THE National Health Service often gets a rough ride. For years commentators have insisted our doctors' surgeries and hospitals are dying a slow death.

Other critics hit out at the amount of bureaucracy in our health service, and the pressures to meet government-set targets, which they say are strangling our health professionals.

Latest figures show our regions' doctors are outperforming three quarters of the country's GPs.

Cumbria and Lancashire is ranked seven out of 28 strategic health authorities based on its GPs' overall Quality and Outcomes Framework (QOF) point scores.
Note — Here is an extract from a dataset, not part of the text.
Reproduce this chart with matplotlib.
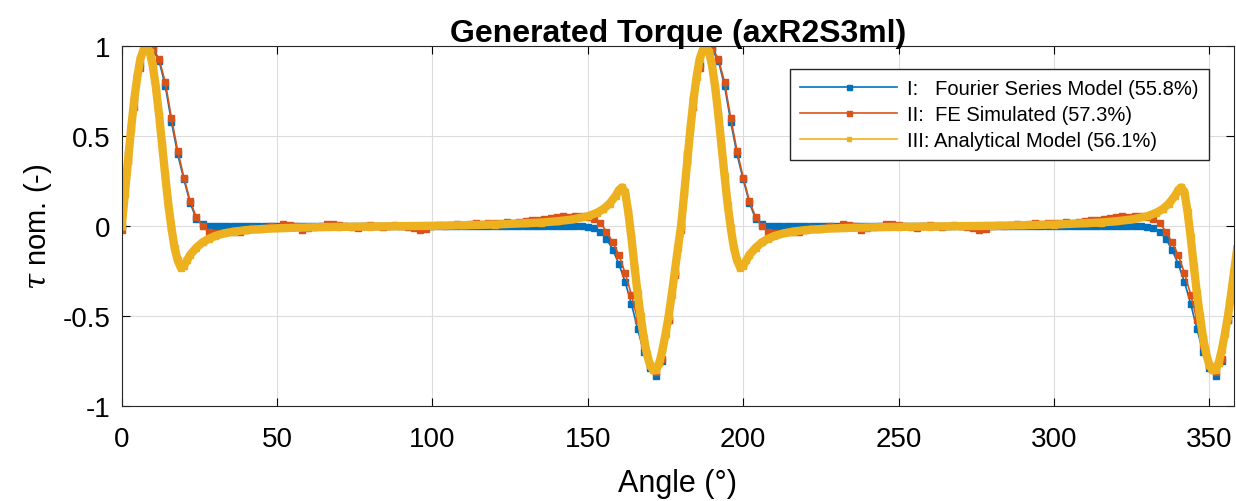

Criteria includes how GPs are tackling 11 chronic diseases ranging from epilepsy to diabetes; the speed and appropriateness of treatment; waiting times; clinical care; organisation; patient experience; and the overall quality of the practice.

And the news that Lancashire is ranked so highly in the figures - published for the first time this year - has been welcomed by primary care trust officials, which fund the surgeries as the scores are used to work out how much funding should be allocated.

This inevitably leads to suggestions that surgeries and PCTs massage figures to boost their own funding.

But the basic fact remains that our health service is improving and in East Lancashire we can boast some of the best GP practices in the country.

A reliance on performance figures and league tables have received so much opposition by people both inside and outside the health service. But those figures have an important role - they are helping to rebuild confidence in our much-maligned NHS.